**Plotting code records**
----

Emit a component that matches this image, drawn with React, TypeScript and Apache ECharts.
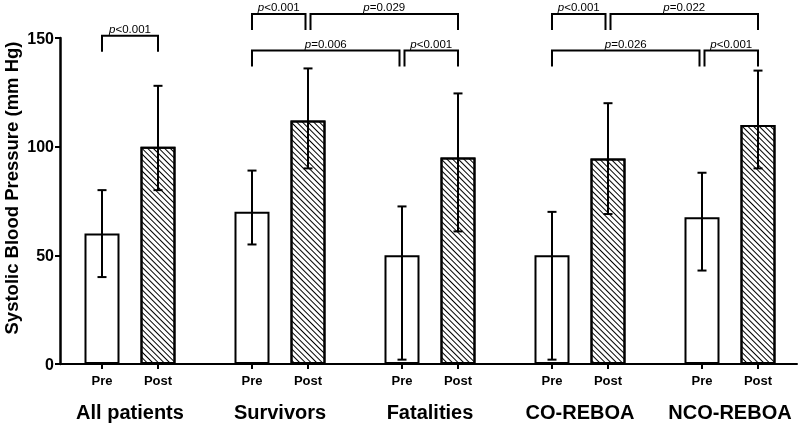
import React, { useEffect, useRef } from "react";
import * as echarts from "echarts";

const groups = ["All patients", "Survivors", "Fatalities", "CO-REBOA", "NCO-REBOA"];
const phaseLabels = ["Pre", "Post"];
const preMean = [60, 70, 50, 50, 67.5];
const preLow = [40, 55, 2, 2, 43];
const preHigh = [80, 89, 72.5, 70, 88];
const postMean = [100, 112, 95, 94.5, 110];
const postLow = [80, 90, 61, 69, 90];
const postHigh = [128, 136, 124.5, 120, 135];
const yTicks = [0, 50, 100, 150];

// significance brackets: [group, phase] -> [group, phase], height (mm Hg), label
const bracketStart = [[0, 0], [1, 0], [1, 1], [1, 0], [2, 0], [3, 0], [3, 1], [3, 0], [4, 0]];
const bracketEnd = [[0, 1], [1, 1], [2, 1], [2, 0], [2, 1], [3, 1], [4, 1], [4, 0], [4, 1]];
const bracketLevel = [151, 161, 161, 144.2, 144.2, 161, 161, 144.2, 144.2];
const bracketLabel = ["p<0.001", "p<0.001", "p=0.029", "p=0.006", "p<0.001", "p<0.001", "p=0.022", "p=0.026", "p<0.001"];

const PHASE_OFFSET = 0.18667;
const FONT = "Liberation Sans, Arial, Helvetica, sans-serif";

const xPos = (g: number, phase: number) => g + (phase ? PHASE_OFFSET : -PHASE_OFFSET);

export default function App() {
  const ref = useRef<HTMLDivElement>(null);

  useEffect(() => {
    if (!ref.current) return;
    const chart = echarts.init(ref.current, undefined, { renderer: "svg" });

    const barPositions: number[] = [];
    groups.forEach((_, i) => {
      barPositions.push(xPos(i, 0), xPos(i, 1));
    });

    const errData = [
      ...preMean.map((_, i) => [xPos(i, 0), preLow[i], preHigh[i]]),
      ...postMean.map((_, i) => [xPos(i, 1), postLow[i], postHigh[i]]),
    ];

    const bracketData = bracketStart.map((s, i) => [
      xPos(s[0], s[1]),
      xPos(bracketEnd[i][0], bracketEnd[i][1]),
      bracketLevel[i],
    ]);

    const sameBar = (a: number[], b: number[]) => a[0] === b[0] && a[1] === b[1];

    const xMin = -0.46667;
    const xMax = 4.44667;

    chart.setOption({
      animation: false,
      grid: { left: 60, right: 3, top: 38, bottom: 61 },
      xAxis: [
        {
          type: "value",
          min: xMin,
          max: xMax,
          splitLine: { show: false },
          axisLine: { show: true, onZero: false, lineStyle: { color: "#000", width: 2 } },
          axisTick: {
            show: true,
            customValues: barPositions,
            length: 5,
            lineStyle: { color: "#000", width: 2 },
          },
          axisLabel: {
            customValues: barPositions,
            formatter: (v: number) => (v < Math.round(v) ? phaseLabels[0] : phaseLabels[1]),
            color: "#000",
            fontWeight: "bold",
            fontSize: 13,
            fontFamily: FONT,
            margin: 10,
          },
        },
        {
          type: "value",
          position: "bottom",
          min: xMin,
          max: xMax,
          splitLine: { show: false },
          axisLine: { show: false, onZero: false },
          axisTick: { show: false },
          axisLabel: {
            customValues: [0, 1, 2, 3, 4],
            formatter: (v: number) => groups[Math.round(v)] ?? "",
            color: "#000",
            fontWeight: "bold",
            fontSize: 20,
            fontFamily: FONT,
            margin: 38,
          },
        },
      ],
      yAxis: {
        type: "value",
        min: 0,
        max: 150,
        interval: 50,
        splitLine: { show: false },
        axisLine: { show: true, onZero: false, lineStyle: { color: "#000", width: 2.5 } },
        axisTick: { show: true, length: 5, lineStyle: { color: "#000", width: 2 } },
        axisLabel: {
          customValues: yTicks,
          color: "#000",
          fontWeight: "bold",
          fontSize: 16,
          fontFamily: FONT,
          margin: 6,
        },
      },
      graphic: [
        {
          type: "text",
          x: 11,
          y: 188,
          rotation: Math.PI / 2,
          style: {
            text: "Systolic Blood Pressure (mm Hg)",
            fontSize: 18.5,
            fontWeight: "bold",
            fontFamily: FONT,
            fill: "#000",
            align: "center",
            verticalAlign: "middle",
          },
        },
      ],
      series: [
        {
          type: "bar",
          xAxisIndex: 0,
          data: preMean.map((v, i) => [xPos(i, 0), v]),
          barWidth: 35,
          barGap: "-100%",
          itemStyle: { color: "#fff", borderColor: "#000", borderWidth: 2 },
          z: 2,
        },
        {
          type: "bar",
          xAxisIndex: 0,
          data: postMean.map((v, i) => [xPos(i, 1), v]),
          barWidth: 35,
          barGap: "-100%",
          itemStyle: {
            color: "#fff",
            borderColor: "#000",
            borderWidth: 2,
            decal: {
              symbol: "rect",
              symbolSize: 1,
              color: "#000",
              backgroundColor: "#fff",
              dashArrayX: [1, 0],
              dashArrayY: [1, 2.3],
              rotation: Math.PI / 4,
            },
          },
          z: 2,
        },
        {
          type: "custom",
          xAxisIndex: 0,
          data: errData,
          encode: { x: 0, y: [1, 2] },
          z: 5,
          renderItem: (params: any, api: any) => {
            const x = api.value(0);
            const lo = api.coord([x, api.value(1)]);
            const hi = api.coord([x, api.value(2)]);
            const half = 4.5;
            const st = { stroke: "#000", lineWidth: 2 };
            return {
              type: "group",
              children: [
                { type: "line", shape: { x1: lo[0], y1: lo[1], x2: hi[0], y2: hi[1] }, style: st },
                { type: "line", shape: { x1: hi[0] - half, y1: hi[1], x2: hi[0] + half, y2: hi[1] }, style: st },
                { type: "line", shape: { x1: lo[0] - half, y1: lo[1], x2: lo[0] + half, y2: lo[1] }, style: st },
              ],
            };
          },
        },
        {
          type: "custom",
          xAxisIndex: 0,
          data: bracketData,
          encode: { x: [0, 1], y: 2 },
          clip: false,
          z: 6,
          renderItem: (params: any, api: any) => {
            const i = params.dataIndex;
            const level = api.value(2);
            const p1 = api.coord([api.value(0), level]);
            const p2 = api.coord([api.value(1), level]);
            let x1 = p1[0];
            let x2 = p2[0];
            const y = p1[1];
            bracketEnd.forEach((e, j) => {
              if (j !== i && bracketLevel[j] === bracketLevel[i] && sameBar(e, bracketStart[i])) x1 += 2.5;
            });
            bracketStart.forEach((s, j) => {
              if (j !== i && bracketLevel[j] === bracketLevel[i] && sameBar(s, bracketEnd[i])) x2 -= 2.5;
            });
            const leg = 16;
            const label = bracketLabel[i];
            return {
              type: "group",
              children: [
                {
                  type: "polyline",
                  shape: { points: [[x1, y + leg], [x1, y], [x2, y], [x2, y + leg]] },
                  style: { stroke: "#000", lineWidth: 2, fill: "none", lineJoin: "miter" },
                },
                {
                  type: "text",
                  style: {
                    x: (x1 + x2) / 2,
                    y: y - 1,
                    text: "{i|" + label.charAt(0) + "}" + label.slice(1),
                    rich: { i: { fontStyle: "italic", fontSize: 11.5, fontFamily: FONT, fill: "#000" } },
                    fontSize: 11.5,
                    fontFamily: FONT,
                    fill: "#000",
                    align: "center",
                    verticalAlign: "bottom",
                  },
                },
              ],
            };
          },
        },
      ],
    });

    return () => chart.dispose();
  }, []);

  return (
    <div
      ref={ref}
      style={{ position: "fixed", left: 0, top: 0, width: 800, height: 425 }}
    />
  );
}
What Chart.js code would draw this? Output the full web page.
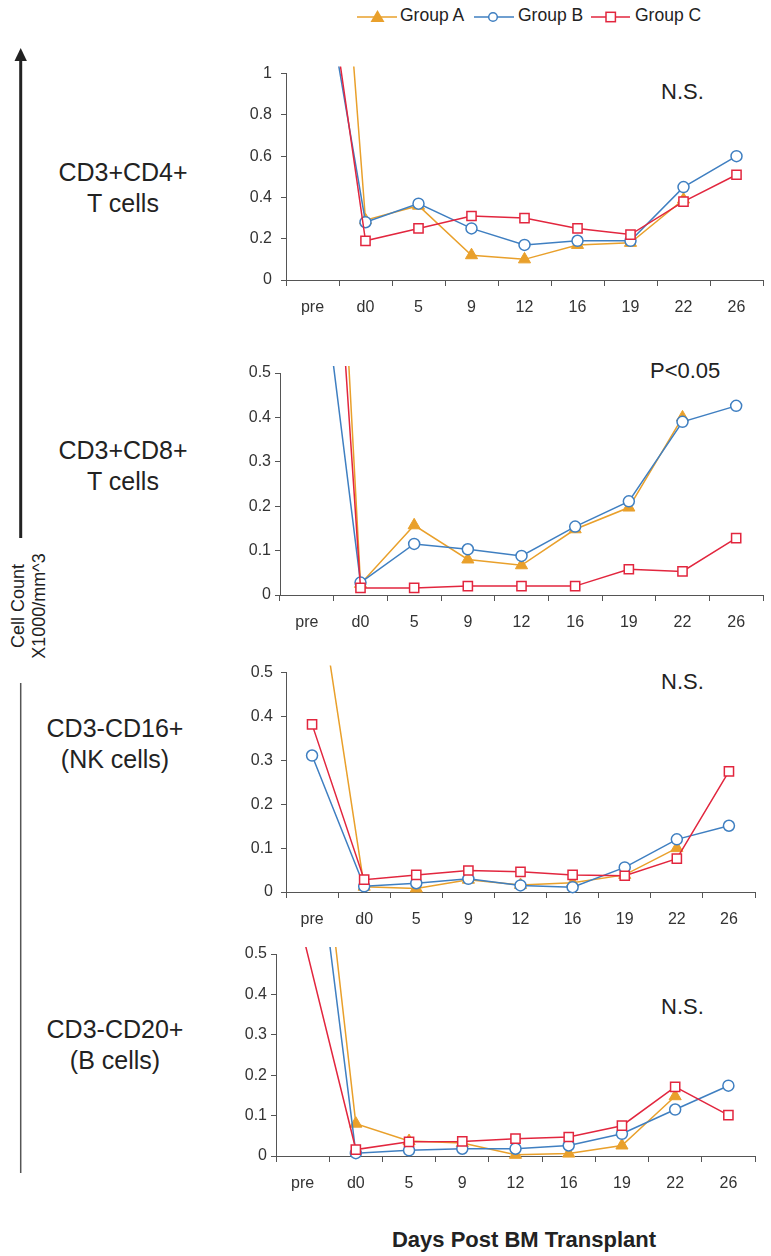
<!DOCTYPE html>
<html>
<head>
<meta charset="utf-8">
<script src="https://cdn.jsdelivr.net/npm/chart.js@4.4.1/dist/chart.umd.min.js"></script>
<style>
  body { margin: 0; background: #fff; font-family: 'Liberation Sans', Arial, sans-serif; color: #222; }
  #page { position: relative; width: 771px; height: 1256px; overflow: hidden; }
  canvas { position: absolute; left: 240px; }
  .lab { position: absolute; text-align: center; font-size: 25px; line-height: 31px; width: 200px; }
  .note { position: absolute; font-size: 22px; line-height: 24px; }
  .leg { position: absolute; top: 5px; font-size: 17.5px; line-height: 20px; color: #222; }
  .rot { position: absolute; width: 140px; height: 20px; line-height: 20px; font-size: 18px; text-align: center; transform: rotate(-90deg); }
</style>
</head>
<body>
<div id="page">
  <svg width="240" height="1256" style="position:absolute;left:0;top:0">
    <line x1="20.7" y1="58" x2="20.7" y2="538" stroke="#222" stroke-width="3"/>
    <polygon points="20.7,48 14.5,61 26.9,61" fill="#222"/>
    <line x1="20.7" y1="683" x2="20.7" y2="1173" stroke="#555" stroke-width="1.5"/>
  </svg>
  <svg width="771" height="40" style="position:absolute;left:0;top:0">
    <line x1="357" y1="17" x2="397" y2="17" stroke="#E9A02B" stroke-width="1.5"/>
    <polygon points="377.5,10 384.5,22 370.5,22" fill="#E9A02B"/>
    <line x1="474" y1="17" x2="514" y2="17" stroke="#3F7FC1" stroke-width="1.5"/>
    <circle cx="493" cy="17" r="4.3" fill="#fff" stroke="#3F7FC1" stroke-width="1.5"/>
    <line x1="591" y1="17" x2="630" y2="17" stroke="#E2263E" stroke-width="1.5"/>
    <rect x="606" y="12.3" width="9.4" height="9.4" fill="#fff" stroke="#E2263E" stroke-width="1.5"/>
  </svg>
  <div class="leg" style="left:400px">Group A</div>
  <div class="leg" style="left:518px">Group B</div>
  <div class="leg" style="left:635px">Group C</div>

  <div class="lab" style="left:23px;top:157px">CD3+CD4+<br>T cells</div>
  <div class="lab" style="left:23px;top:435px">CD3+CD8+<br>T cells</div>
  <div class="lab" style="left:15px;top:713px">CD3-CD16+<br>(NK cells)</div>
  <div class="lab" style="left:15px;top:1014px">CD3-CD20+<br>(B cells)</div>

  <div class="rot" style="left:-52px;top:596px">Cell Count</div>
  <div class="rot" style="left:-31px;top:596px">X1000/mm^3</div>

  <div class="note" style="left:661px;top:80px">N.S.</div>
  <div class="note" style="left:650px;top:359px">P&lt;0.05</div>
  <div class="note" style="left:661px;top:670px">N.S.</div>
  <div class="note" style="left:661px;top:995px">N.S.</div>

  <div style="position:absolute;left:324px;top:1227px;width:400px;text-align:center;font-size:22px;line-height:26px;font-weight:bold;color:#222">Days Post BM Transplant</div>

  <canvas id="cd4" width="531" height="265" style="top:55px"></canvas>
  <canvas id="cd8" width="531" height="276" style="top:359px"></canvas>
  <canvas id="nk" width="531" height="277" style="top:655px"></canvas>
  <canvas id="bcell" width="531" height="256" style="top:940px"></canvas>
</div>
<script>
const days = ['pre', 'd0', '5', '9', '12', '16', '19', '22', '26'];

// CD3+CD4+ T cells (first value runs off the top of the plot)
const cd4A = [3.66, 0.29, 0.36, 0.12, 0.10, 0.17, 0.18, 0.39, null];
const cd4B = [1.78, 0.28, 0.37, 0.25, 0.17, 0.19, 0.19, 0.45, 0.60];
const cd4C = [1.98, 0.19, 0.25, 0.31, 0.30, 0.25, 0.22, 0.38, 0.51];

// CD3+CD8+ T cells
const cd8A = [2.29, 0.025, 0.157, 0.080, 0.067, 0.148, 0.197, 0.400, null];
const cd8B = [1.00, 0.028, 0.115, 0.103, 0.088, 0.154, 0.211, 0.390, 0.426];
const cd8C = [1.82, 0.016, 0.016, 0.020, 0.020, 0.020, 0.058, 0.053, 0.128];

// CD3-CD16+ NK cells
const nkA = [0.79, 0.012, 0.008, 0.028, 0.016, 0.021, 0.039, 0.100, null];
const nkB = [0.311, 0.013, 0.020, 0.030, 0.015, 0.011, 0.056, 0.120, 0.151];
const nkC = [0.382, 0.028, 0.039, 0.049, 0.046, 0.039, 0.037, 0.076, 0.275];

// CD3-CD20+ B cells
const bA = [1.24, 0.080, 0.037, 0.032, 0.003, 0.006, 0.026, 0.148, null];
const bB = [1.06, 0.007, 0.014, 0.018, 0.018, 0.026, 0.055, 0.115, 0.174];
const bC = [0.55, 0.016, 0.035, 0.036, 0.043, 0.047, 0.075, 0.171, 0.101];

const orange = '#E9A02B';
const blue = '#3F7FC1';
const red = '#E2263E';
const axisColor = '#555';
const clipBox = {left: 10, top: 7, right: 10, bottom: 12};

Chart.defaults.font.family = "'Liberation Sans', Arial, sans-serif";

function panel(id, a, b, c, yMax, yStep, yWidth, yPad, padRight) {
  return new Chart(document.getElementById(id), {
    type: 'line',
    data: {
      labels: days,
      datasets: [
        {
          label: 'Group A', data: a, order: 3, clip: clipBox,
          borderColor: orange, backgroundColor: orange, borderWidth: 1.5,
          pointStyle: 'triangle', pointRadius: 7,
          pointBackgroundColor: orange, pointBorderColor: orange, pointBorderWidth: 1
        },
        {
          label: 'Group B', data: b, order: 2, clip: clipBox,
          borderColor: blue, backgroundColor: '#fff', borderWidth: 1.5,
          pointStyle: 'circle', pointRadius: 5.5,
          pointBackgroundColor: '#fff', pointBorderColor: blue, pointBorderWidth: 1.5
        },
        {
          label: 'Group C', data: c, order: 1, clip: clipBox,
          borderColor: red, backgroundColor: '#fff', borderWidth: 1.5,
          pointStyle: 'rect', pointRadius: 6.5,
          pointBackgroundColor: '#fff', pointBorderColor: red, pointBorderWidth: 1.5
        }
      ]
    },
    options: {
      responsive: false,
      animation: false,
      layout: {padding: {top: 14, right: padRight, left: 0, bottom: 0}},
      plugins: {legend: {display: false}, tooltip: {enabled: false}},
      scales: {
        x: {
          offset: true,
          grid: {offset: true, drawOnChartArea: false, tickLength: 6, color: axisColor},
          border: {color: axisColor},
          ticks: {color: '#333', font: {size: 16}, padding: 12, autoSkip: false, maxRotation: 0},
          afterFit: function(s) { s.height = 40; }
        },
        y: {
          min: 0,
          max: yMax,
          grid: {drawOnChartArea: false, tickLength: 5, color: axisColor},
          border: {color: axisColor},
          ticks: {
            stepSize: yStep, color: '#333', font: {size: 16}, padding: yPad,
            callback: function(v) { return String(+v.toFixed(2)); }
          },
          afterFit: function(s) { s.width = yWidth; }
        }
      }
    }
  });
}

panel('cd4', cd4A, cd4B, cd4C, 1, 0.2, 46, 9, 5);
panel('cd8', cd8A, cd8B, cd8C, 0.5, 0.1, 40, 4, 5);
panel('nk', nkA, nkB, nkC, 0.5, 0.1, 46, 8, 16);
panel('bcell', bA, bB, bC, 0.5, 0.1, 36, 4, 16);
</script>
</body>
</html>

----

**Goal**
Return only the lines from the start of the data through the line that contains "import * as", please, copying them exactly and omitting all pictures.

**Answer in full**
Emit a component that matches this image, drawn with React, TypeScript and Apache ECharts.
import React, { useEffect, useRef } from "react";
import * as echarts from "echarts";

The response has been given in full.